Steam over simmering water until tender to the tip of a knife—20 minutes
or so, depending on their age and size.
(If you prefer, you may instead cook the potatoes in boiling, salted
water until tender. Drain well.) As soon
as the potatoes are cool enough to handle halve or quarter them (depending on
their size). If using fingerling, cut
into 1/2-inch thick rounds. Place the
potatoes in a bowl and pour 1 T. of vinegar over them along with salt &
pepper to taste. Toss gently to
combine. Set aside for 10 minutes or so
to allow the warm potatoes to absorb the vinegar. Pour 1/4 cup of olive oil over the potatoes
and fold in carefully.
While the potatoes are cooking, combine 1 T. of
vinegar and the shallot in a small bowl; let sit for a few minutes to allow the
vinegar to soften the shallots. Whisk in
the mustard. Season to taste with salt
& pepper. Gradually whisk in 1/4 cup
of oil, adding it in a thin stream.
Taste and correct the seasoning and the vinegar balance—the vinaigrette
should be fairly sharp.
Blanch the peas in a pot of boiling salted water until
just tender. Drain and refresh under
cold running water. Pat dry and set
aside. (If cooked ahead, refrigerate.
Bring to room temperature before proceeding.)
To serve the salad, place the arugula in a
medium-sized bowl. Season with salt
& pepper and drizzle with a small amount of the vinaigrette. Toss to coat.
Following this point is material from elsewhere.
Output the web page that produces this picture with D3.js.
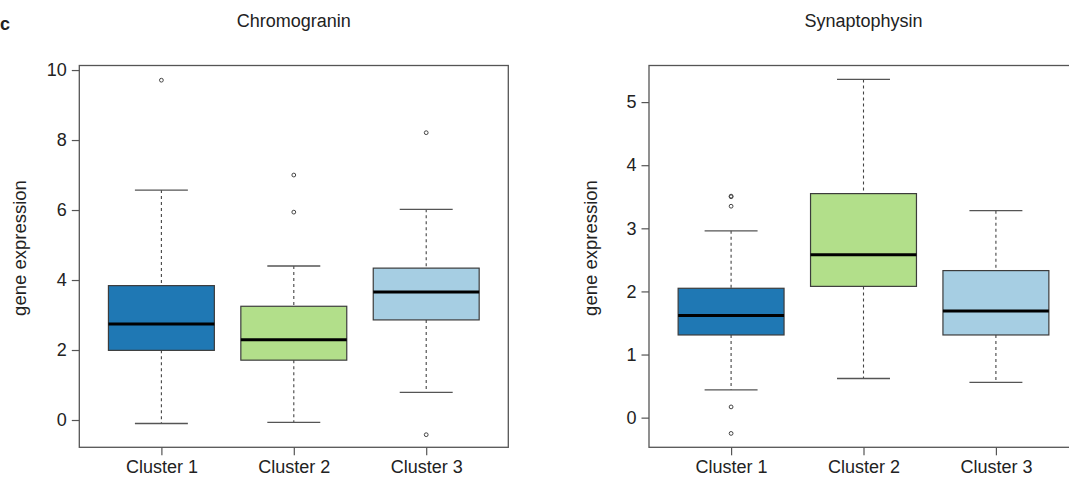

Mound the dressed greens onto a serving platter. Add the peas and herbs to the potatoes and
toss. Add a bit of dressing if
necessary. Taste and correct the
seasoning. Mound the potatoes and peas
on top of the greens and scatter more herbs over all if you like (chive blossoms
would be especially nice).
Serves 4 to 6 as a side salad. Serves 8 (or more) as part of a salad buffet.